Les statistiques établies sur cette période par le service de renseignement de l'ex-RDA (Stasi) ont été longtemps considérées comme perdues. Mais elles ont finalement été retrouvées et la chercheuse Ellen von den Driesch les a analysées. Elle en a fait un ouvrage, publié en avril dernier.
Ces données mettent tout d'abord en avant un constat: les suicides étaient particulièrement nombreux en Allemagne de l'Est entre les années 1950 et la chute du Mur.
"Dans les années 1970, le taux de suicide est-allemand était le plus élevé d'Europe", souligne Ellen von den Driesch dimanche dans le 12h30 de la RTS. C'est la principale raison pour laquelle la Stasi s'efforçait de dissimuler ces informations.
Dans l'ombre de Moscou
Une autre raison était que ces informations étaient tenues secrètes depuis bien plus longtemps encore chez le grand frère soviétique, dont la RDA était très proche. C'était donc une affaire d'image: à l'Est, on redoutait que l'Ouest ne se serve de ces informations comme d'un outil de propagande négative, qui soulignerait les failles du système politique.
En fait, la recherche a montré que la plupart des suicides répertoriés par la Stasi n'avaient pas de motif politique.
Le pouvoir est-allemand craignait du reste cette corrélation. Mais c'était à tort, comme le montre le travail de cette chercheuse du centre de WZB pour les sciences sociales et de l'Institut fédéral de recherche sur la population de Berlin.
Des facteurs pratiques
Ellen von den Driesch souligne les fortes disparités régionales au sein de la RDA et relève que des facteurs purement pratiques avaient un effet sur le taux de suicides. Cela a été le cas par exemple lorsque que le gaz de houille, lourd en monoxyde de carbone et souvent utilisé pour se donner la mort, a été remplacé par le gaz naturel: les suicides ont diminué.
"En fait, la recherche a montré que la plupart des suicides répertoriés par la Stasi n'avaient pas de motif politique", relève Ellen von den Driesch. "C'est d'autant plus remarquable", poursuit-elle, "que c'était le rôle de la Stasi de traquer les aspects politiques de la société".
Théorie contre-intuitive
En théorie, les sociologues s'attendent plutôt à ce qu'en temps de guerre, de crise politique ou de répression, il y ait une cohésion nationale. Les crises peuvent donc mener à une baisse du taux de suicide, ce qui est contre-intuitif.

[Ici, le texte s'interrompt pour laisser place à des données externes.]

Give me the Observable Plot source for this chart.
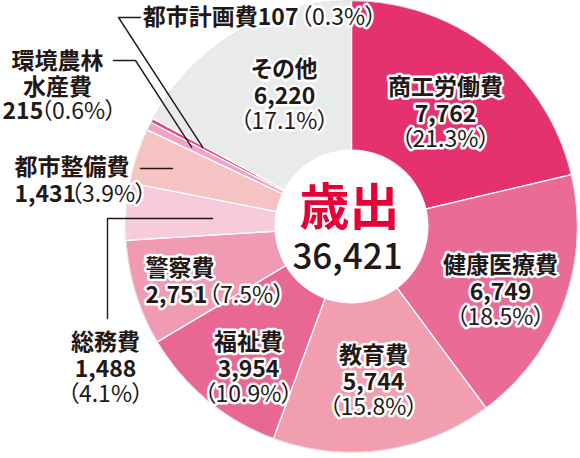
<!DOCTYPE html>
<html lang="ja">
<head>
<meta charset="utf-8">
<script src="https://cdn.jsdelivr.net/npm/d3@7"></script>
<script src="https://cdn.jsdelivr.net/npm/@observablehq/plot@0.6"></script>
<style>
  html, body { margin: 0; padding: 0; background: #fff; }
  #chart svg text { font-feature-settings: "palt"; }
</style>
</head>
<body>
<div id="chart"></div>
<script>
// ---- data ----
const categories = ["商工労働費", "健康医療費", "教育費", "福祉費", "警察費", "総務費", "都市整備費", "環境農林水産費", "都市計画費", "その他"];
const values = [7762, 6749, 5744, 3954, 2751, 1488, 1431, 215, 107, 6220];
const shares = ["21.3", "18.5", "15.8", "10.9", "7.5", "4.1", "3.9", "0.6", "0.3", "17.1"];
const colors = ["#e5316f", "#ea6b95", "#f19fae", "#e96893", "#f09ab3", "#f7cadc", "#f6c3c3", "#f0a3c6", "#e8457a", "#e9eaea"];
const centerTitle = "歳出";
const centerTotal = "36,421";

// ---- layout (pixels) ----
const W = 580, H = 458, CX = 351, CY = 226, R = 226, HOLE = 77;
const toX = px => (px - CX) / R;
const toY = py => (CY - py) / R;
const INK = "#231815";
const FONT = "'Noto Sans CJK JP', 'Noto Sans', sans-serif";

// ---- wedges from values ----
const total = d3.sum(values);
const wedges = [];
const mids = [];
let cum = 0;
categories.forEach((c, i) => {
  const a0 = cum / total * 2 * Math.PI;
  cum += values[i];
  const a1 = cum / total * 2 * Math.PI;
  mids.push((a0 + a1) / 2);
  const n = Math.max(2, Math.ceil((a1 - a0) / (Math.PI / 360)));
  wedges.push({cat: c, x: 0, y: 0});
  for (let k = 0; k <= n; ++k) {
    const a = a0 + (a1 - a0) * k / n;
    wedges.push({cat: c, x: Math.sin(a), y: Math.cos(a)});
  }
  wedges.push({cat: c, x: 0, y: 0});
});
const polar = (i, r) => ({x: r * Math.sin(mids[i]), y: r * Math.cos(mids[i])});

// ---- leader lines ----
const leaderPx = [
  {id: 8, pts: [[143, 17], [118, 17]], r: 0.745},
  {id: 7, pts: [[113, 60], [135, 60]], r: 0.79},
  {id: 6, pts: [[140, 168], [172, 168]]},
  {id: 5, pts: [[107, 318], [107, 218], [212, 218]]}
];
const leaders = [];
leaderPx.forEach(l => {
  l.pts.forEach(([px, py]) => leaders.push({g: l.id, x: toX(px), y: toY(py)}));
  if (l.r) { const p = polar(l.id, l.r); leaders.push({g: l.id, ...p}); }
});

// ---- labels ----
const pct = i => "（" + shares[i] + "%）";
const fmt = d3.format(",");
const stacked = [ // index, center x, y of first line
  [0, 445, 87], [1, 500, 265], [2, 373, 355], [3, 248, 342], [9, 284, 69], [5, 105, 342]
];
const labels = [];
stacked.forEach(([i, x, y]) => {
  labels.push({t: categories[i], x, y, a: "middle", w: 700});
  labels.push({t: fmt(values[i]), x, y: y + 27, a: "middle", w: 700});
  labels.push({t: pct(i), x, y: y + 52, a: "middle", w: 400});
});
// 警察費
labels.push({t: categories[4], x: 145, y: 268, a: "start", w: 700});
labels.push({t: fmt(values[4]), x: 145, y: 295, a: "start", w: 700});
labels.push({t: pct(4), x: 208, y: 295, a: "start", w: 400});
// 都市整備費
labels.push({t: categories[6], x: 14, y: 167, a: "start", w: 700});
labels.push({t: fmt(values[6]), x: 14, y: 194, a: "start", w: 700});
labels.push({t: pct(6), x: 70, y: 194, a: "start", w: 400});
// 環境農林水産費
labels.push({t: categories[7].slice(0, 4), x: 57, y: 61, a: "middle", w: 700});
labels.push({t: categories[7].slice(4), x: 57, y: 87, a: "middle", w: 700});
labels.push({t: fmt(values[7]), x: 2, y: 111, a: "start", w: 700});
labels.push({t: pct(7), x: 40, y: 111, a: "start", w: 400});
// 都市計画費
labels.push({t: categories[8] + fmt(values[8]), x: 298, y: 17, a: "end", w: 700});
labels.push({t: pct(8), x: 300, y: 17, a: "start", w: 400});
labels.forEach(d => { d.x = toX(d.x); d.y = toY(d.y); });

const textMark = (w, a) => Plot.text(labels.filter(d => d.w === w && d.a === a), {
  x: "x", y: "y", text: "t", textAnchor: a,
  fill: INK, stroke: "white", strokeWidth: 5, strokeLinejoin: "round",
  fontSize: 23, fontWeight: w, fontFamily: FONT
});

const plot = Plot.plot({
  width: W, height: H,
  margin: 0,
  style: {background: "transparent", overflow: "visible"},
  x: {domain: [-1, 1], range: [CX - R, CX + R], axis: null},
  y: {domain: [-1, 1], range: [CY + R, CY - R], axis: null},
  color: {domain: categories, range: colors},
  marks: [
    Plot.line(wedges, {x: "x", y: "y", z: "cat", fill: "cat", stroke: "white", strokeWidth: 1.3, strokeLinejoin: "round", curve: "linear"}),
    Plot.dot([{x: 0, y: 0}], {x: "x", y: "y", r: R, fill: "none", stroke: "#d5d5d5", strokeWidth: 0.8}),
    Plot.dot([{x: 0, y: 0}], {x: "x", y: "y", r: HOLE, fill: "white"}),
    Plot.line(leaders, {x: "x", y: "y", z: "g", stroke: INK, strokeWidth: 1.4, curve: "linear"}),
    ...["start", "middle", "end"].flatMap(a => [textMark(700, a), textMark(400, a)]),
    Plot.text([{t: centerTitle, x: toX(349), y: toY(208)}], {x: "x", y: "y", text: "t", fill: "#e60033", fontSize: 50, fontWeight: 700, fontFamily: FONT}),
    Plot.text([{t: centerTotal, x: toX(347), y: toY(257)}], {x: "x", y: "y", text: "t", fill: INK, fontSize: 35, fontWeight: 500, fontFamily: FONT})
  ]
});
document.getElementById("chart").appendChild(plot);
</script>
</body>
</html>
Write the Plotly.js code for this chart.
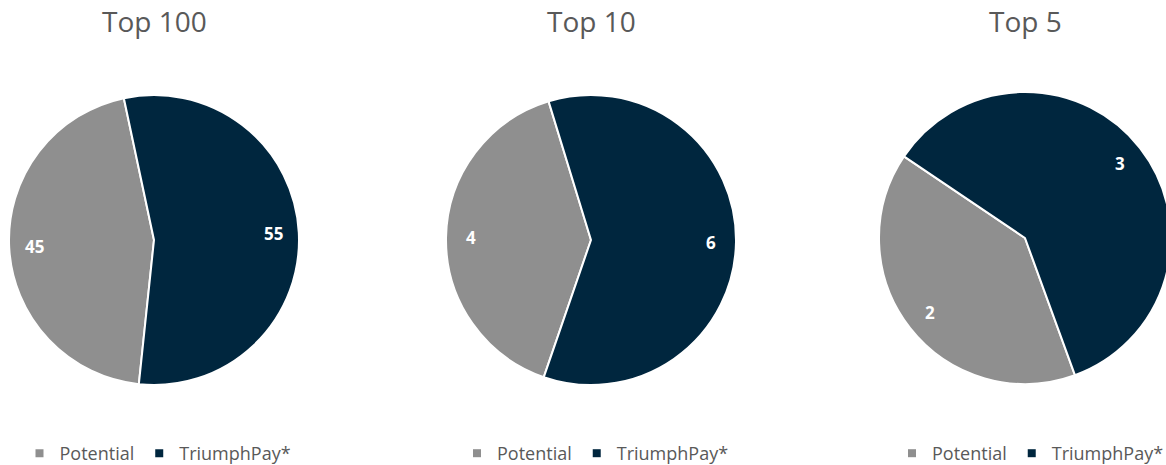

Mais cela ne se produit que lorsqu'il y cette forte cohésion sociale. C'est ce qui s'est produit lors de la crise qui a secoué la RDA dans les années 1980. Et pour la chercheuse, les fluctuations des taux de suicides sont à chercher dans les transformations sociales, qui mènent à des pertes des points de repères habituels, plutôt que dans la sévérité du régime.
L'ouvrage "Unter Verschluss - Eine Geschichte des Suizids in der DDR 1952-1990" ("Sous clé - Une histoire du suicide en RDA de 1952 à 1990") a été publié en avril dernier aux éditions Campus.